WHAT YOU WILL DO
From the entries below, extract every line that includes the word "matplotlib".
--- START AVAILABLE RECORDS ---
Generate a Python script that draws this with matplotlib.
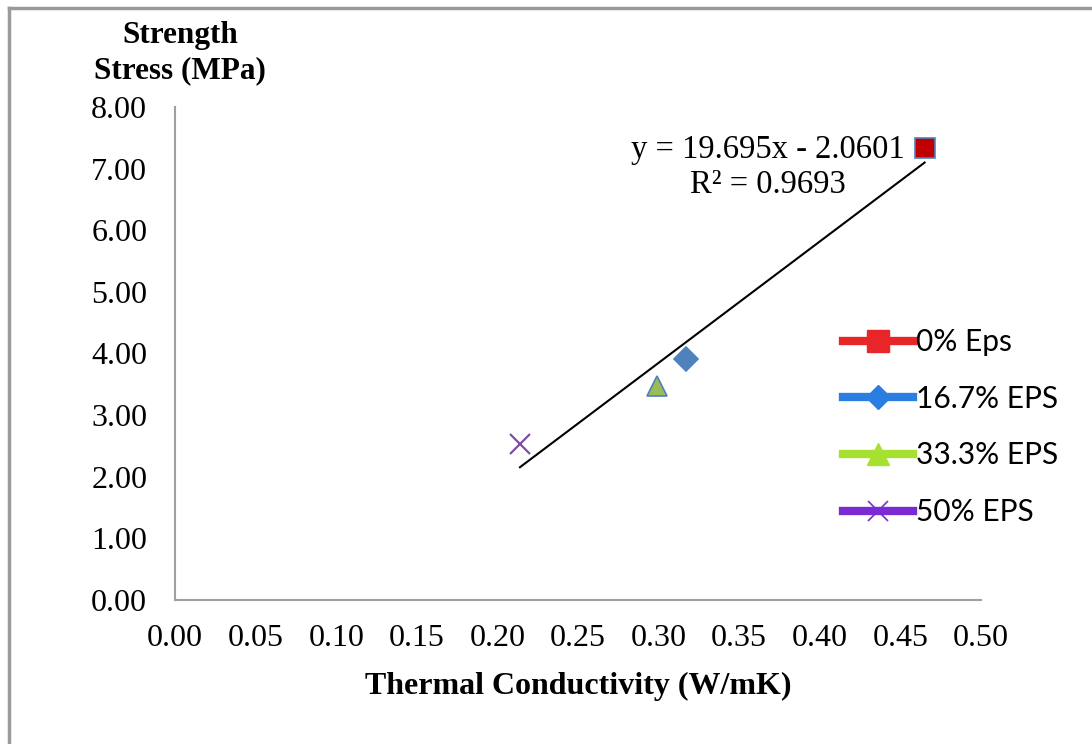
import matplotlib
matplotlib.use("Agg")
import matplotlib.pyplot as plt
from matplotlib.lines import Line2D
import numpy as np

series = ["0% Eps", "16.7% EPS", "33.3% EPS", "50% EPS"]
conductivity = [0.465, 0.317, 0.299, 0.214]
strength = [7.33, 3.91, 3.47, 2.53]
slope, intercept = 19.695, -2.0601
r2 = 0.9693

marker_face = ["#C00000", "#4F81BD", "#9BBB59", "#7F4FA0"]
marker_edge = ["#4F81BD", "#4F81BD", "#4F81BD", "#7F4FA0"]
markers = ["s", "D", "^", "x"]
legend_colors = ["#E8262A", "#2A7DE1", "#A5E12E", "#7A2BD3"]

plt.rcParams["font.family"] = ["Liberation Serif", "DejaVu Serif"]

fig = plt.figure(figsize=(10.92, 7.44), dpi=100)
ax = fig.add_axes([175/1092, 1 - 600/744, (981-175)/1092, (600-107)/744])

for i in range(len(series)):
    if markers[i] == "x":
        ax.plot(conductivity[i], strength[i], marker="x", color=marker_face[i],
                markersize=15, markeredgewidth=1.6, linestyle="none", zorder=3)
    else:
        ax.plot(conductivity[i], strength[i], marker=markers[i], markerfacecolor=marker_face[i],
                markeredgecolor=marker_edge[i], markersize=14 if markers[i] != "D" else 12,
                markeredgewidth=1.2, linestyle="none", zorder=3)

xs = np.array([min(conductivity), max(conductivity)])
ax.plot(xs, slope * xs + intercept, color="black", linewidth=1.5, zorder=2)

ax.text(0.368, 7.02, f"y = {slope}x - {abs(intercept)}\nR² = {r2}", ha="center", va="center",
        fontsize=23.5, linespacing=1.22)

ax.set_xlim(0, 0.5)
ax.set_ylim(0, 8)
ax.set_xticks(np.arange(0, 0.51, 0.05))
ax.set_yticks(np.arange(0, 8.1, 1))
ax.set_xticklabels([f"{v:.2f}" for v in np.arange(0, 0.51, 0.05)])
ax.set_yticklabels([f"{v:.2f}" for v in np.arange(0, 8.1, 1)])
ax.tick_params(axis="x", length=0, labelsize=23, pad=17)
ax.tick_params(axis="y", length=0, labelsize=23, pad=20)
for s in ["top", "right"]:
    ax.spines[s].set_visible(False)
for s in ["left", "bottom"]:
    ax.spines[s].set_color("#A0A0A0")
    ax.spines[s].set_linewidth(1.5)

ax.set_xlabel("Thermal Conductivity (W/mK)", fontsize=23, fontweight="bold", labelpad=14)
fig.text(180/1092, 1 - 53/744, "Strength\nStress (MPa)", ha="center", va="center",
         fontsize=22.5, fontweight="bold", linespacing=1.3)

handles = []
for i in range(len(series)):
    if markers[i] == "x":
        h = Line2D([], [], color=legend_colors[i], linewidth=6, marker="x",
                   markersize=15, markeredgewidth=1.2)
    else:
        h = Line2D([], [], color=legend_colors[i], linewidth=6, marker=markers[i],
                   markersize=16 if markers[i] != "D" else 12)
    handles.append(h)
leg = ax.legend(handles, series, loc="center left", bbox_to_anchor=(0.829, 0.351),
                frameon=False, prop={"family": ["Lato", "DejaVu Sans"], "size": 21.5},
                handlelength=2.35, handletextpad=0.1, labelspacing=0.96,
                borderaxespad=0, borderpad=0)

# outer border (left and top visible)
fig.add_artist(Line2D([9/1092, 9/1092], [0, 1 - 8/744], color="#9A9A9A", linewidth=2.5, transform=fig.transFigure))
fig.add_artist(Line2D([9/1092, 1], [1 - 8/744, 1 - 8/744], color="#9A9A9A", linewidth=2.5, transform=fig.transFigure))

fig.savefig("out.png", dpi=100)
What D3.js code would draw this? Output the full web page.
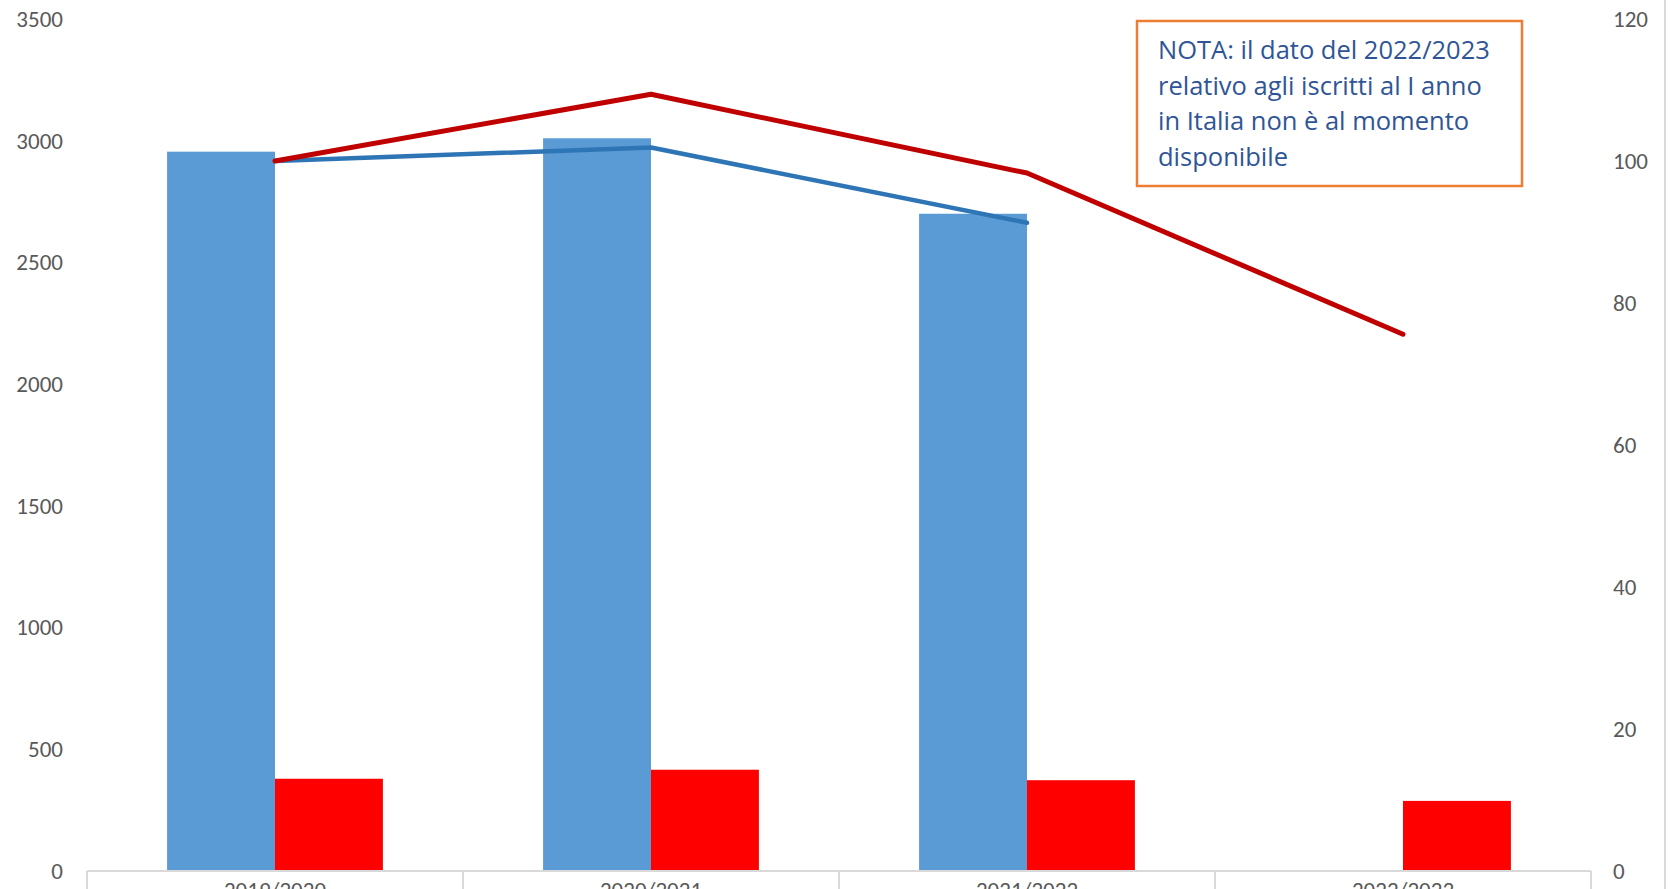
--- END AVAILABLE RECORDS ---
PROBLEM SOLUTION
Generate a Python script that draws this with matplotlib.
import matplotlib
matplotlib.use("Agg")
import matplotlib.pyplot as plt
from matplotlib.lines import Line2D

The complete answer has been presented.